Gerçekten mutlu olmak bu kadar mı kolay ama biz mi zorlaştırıyoruz? Bu noktada Murzaev şöyle diyor: “Bilinen bir felsefe vardır; cehennem de, cennet de içimizdedir. Mutlu olmak için basit bir yöntem var. Moraliniz bozulursa, geçmişe dönün! En sevdiğiniz filmi hatırlayın. Güzel anılar gözünüzün önüne geldi mi? Çocukluk anılarınızı veya sizi heyecanlandıran zamanları düşünün. Sizlere kahkaha attıran bir anı seçin ve o anı zihninizde canlandırın. Çünkü, bedenin hücre hafızasında o an mutlaka yer alıyordur. Sadece beyin değil; tüm hücrelerimizin hafızası mevcuttur. Sağlıklı ve mutlu olmayı hatırlatacak anılar vardır; o anlara döndüğünüzde vücudunuz o anı hatırlar ve o zaman ile aynı davranışı gösterir. İnsanlar genelde geçmişte olumsuz şeyler aramaktadırlar.”
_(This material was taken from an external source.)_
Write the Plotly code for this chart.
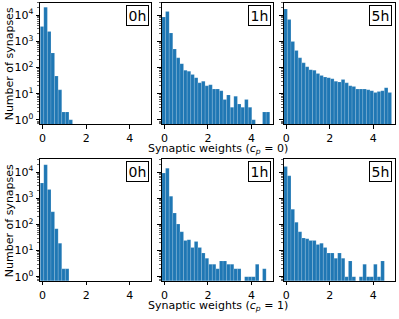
import numpy as np
import plotly.graph_objects as go

# ---------------- data ----------------
BIN_START = -0.11
BIN_WIDTH = 0.165
N_BINS = 30

TIME_LABELS = ["0h", "1h", "5h"]
ROW_XLABELS = ["Synaptic weights (<i>c</i><sub><i>p</i></sub> = 0)",
               "Synaptic weights (<i>c</i><sub><i>p</i></sub> = 1)"]
Y_LABEL = "Number of synapses"
Y_TICK_VALUES = [1, 10, 100, 1000, 10000]
Y_TICK_TEXT = ["10<sup>0</sup>", "10<sup>1</sup>", "10<sup>2</sup>", "10<sup>3</sup>", "10<sup>4</sup>"]
X_TICK_VALUES = [0, 2, 4]
X_TICK_TEXT = ["0", "2", "4"]

counts_cp0_0h = [3700, 20400, 2400, 363, 47, 14, 2, 2, 1, 0,
                 0, 0, 0, 0, 0, 0, 0, 0, 0, 0,
                 0, 0, 0, 0, 0, 0, 0, 0, 0, 0]
counts_cp0_1h = [8500, 14000, 2100, 510, 234, 141, 79, 72, 54, 41,
                 26, 30, 20, 22, 15, 15, 13, 6, 9, 3,
                 8, 4, 3, 6, 3, 1, 0, 0, 2, 2]
counts_cp0_5h = [17400, 6800, 1000, 447, 234, 151, 107, 83, 79, 59,
                 50, 43, 41, 37, 30, 28, 35, 26, 20, 19,
                 15, 15, 15, 14, 13, 11, 12, 13, 17, 11]
counts_cp1_0h = [3800, 19000, 2140, 302, 68, 19, 2, 2, 0, 0,
                 0, 0, 0, 0, 0, 0, 0, 0, 0, 0,
                 0, 0, 0, 0, 0, 0, 0, 0, 0, 0]
counts_cp1_1h = [9100, 14000, 1200, 269, 102, 52, 24, 26, 13, 22,
                 13, 8, 5, 3, 3, 2, 4, 4, 3, 3,
                 2, 2, 0, 1, 1, 1, 3, 0, 2, 0]
counts_cp1_5h = [16200, 7200, 380, 120, 52, 30, 28, 24, 24, 17,
                 19, 13, 8, 8, 5, 8, 5, 1, 4, 1,
                 0, 1, 3, 1, 1, 3, 1, 4, 0, 0]

PANELS = [[counts_cp0_0h, counts_cp0_1h, counts_cp0_5h],
          [counts_cp1_0h, counts_cp1_1h, counts_cp1_5h]]

# ---------------- layout geometry (pixels) ----------------
W, H = 399, 319
COL_LEFT = [39.3, 161.4, 283.5]
COL_WIDTH = 111.3
ROW_TOP = [2.7, 161.0]
ROW_HEIGHT = 122.5
X_RANGE = [-0.11, 4.99]
Y_RANGE = [-0.16, 4.48]
BAR_COLOR = "#1f77b4"
FONT = "DejaVu Sans"

edges = BIN_START + BIN_WIDTH * np.arange(N_BINS + 1)
centers = (edges[:-1] + edges[1:]) / 2

minor_vals = [m * 10 ** k for k in range(-1, 5) for m in range(2, 10)]

fig = go.Figure()
layout = dict(
    width=W, height=H, margin=dict(l=0, r=0, t=0, b=0),
    paper_bgcolor="white", plot_bgcolor="white",
    showlegend=False, bargap=0,
    font=dict(family=FONT, size=11, color="black"),
)
annotations = []

for r in range(2):
    for c in range(3):
        n = r * 3 + c + 1
        sfx = "" if n == 1 else str(n)
        counts = np.array(PANELS[r][c], dtype=float)
        yvals = [v if v > 0 else None for v in counts]
        fig.add_trace(go.Bar(
            x=centers, y=yvals, width=BIN_WIDTH,
            marker=dict(color=BAR_COLOR, line=dict(color="rgba(255,255,255,0.35)", width=0.4)),
            xaxis="x" + sfx, yaxis="y" + sfx,
        ))
        x0 = COL_LEFT[c] / W
        x1 = (COL_LEFT[c] + COL_WIDTH) / W
        y1 = 1 - ROW_TOP[r] / H
        y0 = 1 - (ROW_TOP[r] + ROW_HEIGHT) / H
        layout["xaxis" + sfx] = dict(
            domain=[x0, x1], anchor="y" + sfx, range=X_RANGE,
            showline=True, mirror=True, linecolor="black", linewidth=1,
            showgrid=False, zeroline=False,
            ticks="outside", ticklen=3.5, tickwidth=1, tickcolor="black",
            tickvals=X_TICK_VALUES, ticktext=X_TICK_TEXT,
            tickfont=dict(family=FONT, size=11, color="black"),
        )
        layout["yaxis" + sfx] = dict(
            domain=[y0, y1], anchor="x" + sfx, type="log", range=Y_RANGE,
            showline=True, mirror=True, linecolor="black", linewidth=1,
            showgrid=False, zeroline=False,
            ticks="outside", ticklen=3.5, tickwidth=1, tickcolor="black",
            tickvals=Y_TICK_VALUES, ticktext=Y_TICK_TEXT,
            showticklabels=(c == 0),
            tickfont=dict(family=FONT, size=11, color="black"),
            minor=dict(ticks="outside", ticklen=2, tickwidth=0.6, tickcolor="black",
                       tickmode="array", tickvals=minor_vals, showgrid=False),
        )
        annotations.append(dict(
            text=TIME_LABELS[c], xref="x" + sfx + " domain", yref="y" + sfx + " domain",
            x=1, y=1, xanchor="right", yanchor="top", xshift=-2.5, yshift=-2,
            showarrow=False, bgcolor="white", bordercolor="black", borderwidth=1,
            borderpad=1.5, font=dict(family=FONT, size=14, color="black"),
        ))
    # y label
    annotations.append(dict(
        text=Y_LABEL, xref="paper", yref="paper",
        x=8 / W, y=1 - (ROW_TOP[r] + ROW_HEIGHT / 2) / H,
        xanchor="center", yanchor="middle", textangle=-90, showarrow=False,
        font=dict(family=FONT, size=11, color="black"),
    ))
    # x label
    annotations.append(dict(
        text=ROW_XLABELS[r], xref="paper", yref="paper",
        x=(COL_LEFT[1] + COL_WIDTH / 2) / W,
        y=1 - (ROW_TOP[r] + ROW_HEIGHT + 25.5) / H,
        xanchor="center", yanchor="middle", showarrow=False,
        font=dict(family=FONT, size=11, color="black"),
    ))

layout["annotations"] = annotations
fig.update_layout(**layout)
fig.write_html(
    "out.html",
    config={"displayModeBar": False, "staticPlot": True},
    post_script="document.body.style.margin='0';document.body.style.padding='0';"
                "document.documentElement.style.overflow='hidden';",
)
Mutluluktan bahsettiğimizde, hücre hafızamızda olumlu bilgileri kaydetmek çoğu zaman güçleşiyor. Murzaev, bunun zaman gerektiğini vurguluyor. “Olumsuz bir durumu olumlu hale getirmek için 21 gün gerekiyor. Bu olumlu durumu sabitlemekte 40 gün alıyor. Hayatın zorlukları, aslında kendi değişimimizi sağlamakta yatar; olumsuzların yerine olumlu olanları koymakta…” derken, hayatı güzelleştirmenin yollarından biri de seyahat etmektir. Uzaklara gitmek gerekmiyor, sadece sokağa çıkmak bile ruhunuza iyi gelir. Ayrıca, her gün vücudunuzda 20 milyon hücre ölüyor. Onların yeniden canlanabilmesi için, yeni kitaplar, yeni dostluklar, yeni manzaralar gerekmektedir. Hayat zordur diyenlere, yaşam her daim zor olacaktır. Küçük şeylerin tadını çıkarın. Sevgi de fazlasıyla önemlidir. Sekiz saniyede sevginizi başka bir insana iletebilirsiniz! Bu şekilde küçük adımlarla büyük değişimler yapabilirsiniz. Evet, ufak şeylerden başlamalıyız. Güzel bir yöntem daha var; her gün bir iyilik yapmak. Yaptığınız iyilik, titreşim olarak size geri döner. Bu dünyada her şey titreşimden oluşurken, gönderdiğiniz her iyilik mutlaka size geri gelecektir! Ayrıca, sabahları gülerek uyanmaya özen gösterin. ‘Yaşıyorum!’ diye bağırarak güne merhaba deyin; o günün enerjisini topladığınızdan emin olacaksınız. Akşamları ise ‘bugün çok güzel bir gün geçirdim, iyi ki varım.’ diyerek, kendinizi mutlu edin. Unutmayın, her eyleminiz hücrelerinize işleyecek ve kaydedecektir. Hayat, sadece yıllardan oluşmaz, yaşadığımız güzel anlardan oluşur. Yaşadığınız her anın tadını çıkarın.